Impedance spectroscopy of Au/Cu2Te/CdTe/CdS/Cd2SnO4/glass solar cells

• Published in: Ceramics international Vol. 49; no. 4; pp. 6699 - 6707
• Main Authors: Diliegros-Godines, C.J., García-Zaldívar, O., Flores-Ruiz, F.J., Fernández-Domínguez, E., Torres-Delgado, G., Castanedo-Pérez, R.
• Format: Journal Article
• Language: English
• Published: Elsevier Ltd 15.02.2023
• Subjects: CdS/CdTe solar cell; Dynamic parameters; Impedance spectroscopy; Numerical spectral response; Work Function; Work Function; CdS/CdTe solar cell; Dynamic parameters; Impedance spectroscopy; Numerical spectral response
• ISSN: 0272-8842; 1873-3956
• DOI: 10.1016/j.ceramint.2022.10.244

In this work, we report impedance spectroscopy (IS) study on CdS/CdTe-based solar cells. The physical parameters of the cell were computed in the dynamic regime to access to the information on different capacitive, resistive processes, and characteristic response times occurring inside the device.

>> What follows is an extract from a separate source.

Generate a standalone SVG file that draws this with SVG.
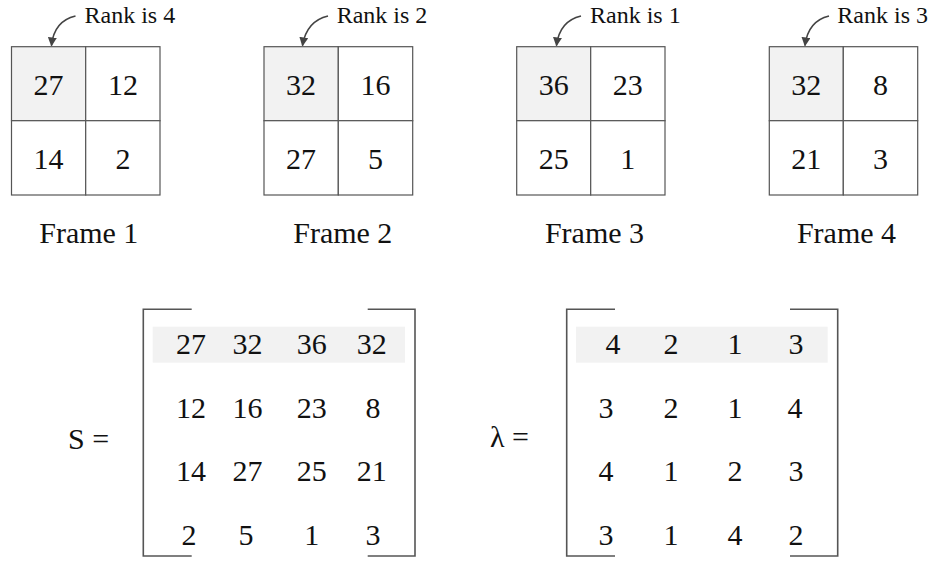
<svg xmlns="http://www.w3.org/2000/svg" width="938" height="561" viewBox="0 0 938 561" font-family="'Liberation Serif', 'Times New Roman', Times, 'DejaVu Serif', serif">
<style>
text{font-family:'Liberation Serif','Times New Roman',Times,'DejaVu Serif',serif;fill:#111}
.num{font-size:30px;text-anchor:middle}
.lbl{font-size:30px;text-anchor:middle}
.rank{font-size:24px}
.cell{fill:#fff;stroke:#555;stroke-width:1.2}
.hl{fill:#f2f2f2;stroke:#555;stroke-width:1.2}
.band{fill:#f2f2f2}
.br{fill:none;stroke:#555;stroke-width:1.6}
.arr{fill:none;stroke:#444;stroke-width:1.6;marker-end:url(#ah)}
</style>
<defs>
<marker id="ah" viewBox="0 0 10 10" refX="9" refY="5" markerWidth="9" markerHeight="9" markerUnits="userSpaceOnUse" orient="auto">
<path d="M0,0 L10,5 L0,10 Z" fill="#444"/>
</marker>
</defs>
<rect width="938" height="561" fill="#fff"/>

<g id="frame1">
<rect class="hl" x="11.5" y="46.7" width="74.2" height="74"/>
<rect class="cell" x="85.7" y="46.7" width="74.3" height="74"/>
<rect class="cell" x="11.5" y="120.7" width="74.2" height="74.3"/>
<rect class="cell" x="85.7" y="120.7" width="74.3" height="74.3"/>
<text class="num" x="48.6" y="95">27</text>
<text class="num" x="122.9" y="95">12</text>
<text class="num" x="48.6" y="169">14</text>
<text class="num" x="122.9" y="169">2</text>
<text class="rank" x="84.5" y="23">Rank is 4</text>
<text class="lbl" x="88.8" y="243.3">Frame 1</text>
</g>

<g id="frame2">
<rect class="hl" x="264" y="46.7" width="74.3" height="74"/>
<rect class="cell" x="338.3" y="46.7" width="74.4" height="74"/>
<rect class="cell" x="264" y="120.7" width="74.3" height="74.3"/>
<rect class="cell" x="338.3" y="120.7" width="74.4" height="74.3"/>
<text class="num" x="301.1" y="95">32</text>
<text class="num" x="375.5" y="95">16</text>
<text class="num" x="301.1" y="169">27</text>
<text class="num" x="375.5" y="169">5</text>
<text class="rank" x="336.7" y="23">Rank is 2</text>
<text class="lbl" x="342.8" y="243.3">Frame 2</text>
</g>

<g id="frame3">
<rect class="hl" x="516.7" y="46.7" width="74" height="74"/>
<rect class="cell" x="590.7" y="46.7" width="74.3" height="74"/>
<rect class="cell" x="516.7" y="120.7" width="74" height="74.3"/>
<rect class="cell" x="590.7" y="120.7" width="74.3" height="74.3"/>
<text class="num" x="553.7" y="95">36</text>
<text class="num" x="627.8" y="95">23</text>
<text class="num" x="553.7" y="169">25</text>
<text class="num" x="627.8" y="169">1</text>
<text class="rank" x="590" y="23">Rank is 1</text>
<text class="lbl" x="594.5" y="243.3">Frame 3</text>
</g>

<g id="frame4">
<rect class="hl" x="769.3" y="46.7" width="74" height="74"/>
<rect class="cell" x="843.3" y="46.7" width="74.4" height="74"/>
<rect class="cell" x="769.3" y="120.7" width="74" height="74.3"/>
<rect class="cell" x="843.3" y="120.7" width="74.4" height="74.3"/>
<text class="num" x="806.3" y="95">32</text>
<text class="num" x="880.5" y="95">8</text>
<text class="num" x="806.3" y="169">21</text>
<text class="num" x="880.5" y="169">3</text>
<text class="rank" x="837.3" y="23">Rank is 3</text>
<text class="lbl" x="846.5" y="243.3">Frame 4</text>
</g>

<g id="connectors">
<path class="arr" d="M75.5,16 Q54,21 51.5,45.5"/>
<path class="arr" d="M328,16 Q306.5,21 302.5,45.5"/>
<path class="arr" d="M581,16 Q559.5,21 556.5,45.5"/>
<path class="arr" d="M829,16 Q808,21 805,45.5"/>
</g>

<g id="matrixS">
<rect class="band" x="152.7" y="326.7" width="252.3" height="36"/>
<path class="br" d="M191.7,309.3 H143.3 V556 H191.7"/>
<path class="br" d="M367.7,309.3 H415 V556 H367.7"/>
<text x="68" y="449" style="font-size:30px">S =</text>
<text class="num" x="191" y="354">27</text>
<text class="num" x="247.5" y="354">32</text>
<text class="num" x="311.7" y="354">36</text>
<text class="num" x="371.7" y="354">32</text>
<text class="num" x="191" y="417.5">12</text>
<text class="num" x="247.5" y="417.5">16</text>
<text class="num" x="311.7" y="417.5">23</text>
<text class="num" x="373" y="417.5">8</text>
<text class="num" x="191" y="481">14</text>
<text class="num" x="247.5" y="481">27</text>
<text class="num" x="311.7" y="481">25</text>
<text class="num" x="371.7" y="481">21</text>
<text class="num" x="189" y="545">2</text>
<text class="num" x="246" y="545">5</text>
<text class="num" x="311.7" y="545">1</text>
<text class="num" x="373" y="545">3</text>
</g>

<g id="matrixL">
<rect class="band" x="576" y="326.7" width="251.7" height="36"/>
<path class="br" d="M615,309.3 H566.7 V556 H615"/>
<path class="br" d="M790,309.3 H837.7 V556 H790"/>
<text x="490" y="447" style="font-size:30px">λ =</text>
<text class="num" x="613" y="354">4</text>
<text class="num" x="671" y="354">2</text>
<text class="num" x="735" y="354">1</text>
<text class="num" x="796" y="354">3</text>
<text class="num" x="606" y="417.5">3</text>
<text class="num" x="671" y="417.5">2</text>
<text class="num" x="735" y="417.5">1</text>
<text class="num" x="795" y="417.5">4</text>
<text class="num" x="606" y="481">4</text>
<text class="num" x="671" y="481">1</text>
<text class="num" x="735" y="481">2</text>
<text class="num" x="796" y="481">3</text>
<text class="num" x="606" y="545">3</text>
<text class="num" x="671" y="545">1</text>
<text class="num" x="735" y="545">4</text>
<text class="num" x="796" y="545">2</text>
</g>
</svg>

Cell parameters as the depletion width, build-in voltage, diffusion length, minority carrier lifetime, among others, were calculated from IS measurements. The impedance spectra were fitted with an equivalent circuit containing a constant phase element and two resistances, one in series and the other one in parallel. These elements address the underlying physical parameters of the device and adequately describe its global response. The cell parameters calculated from IS were used in a numerical approach that considers: i) the spectral irradiance at AM1.5, ii) the experimental transmittance of our conductive Cd2SnO4, iii) the reflectance of the solar cell stack, and iv) the CdS and CdTe absorption coefficients to obtain the spectral response and the short-circuit current density Jsc of the cell. Finally, the calculated Jsc along with the series and parallel resistances were used to obtain a calculated J-V characteristic curve and this was compared with the experimental curve showing good agreement.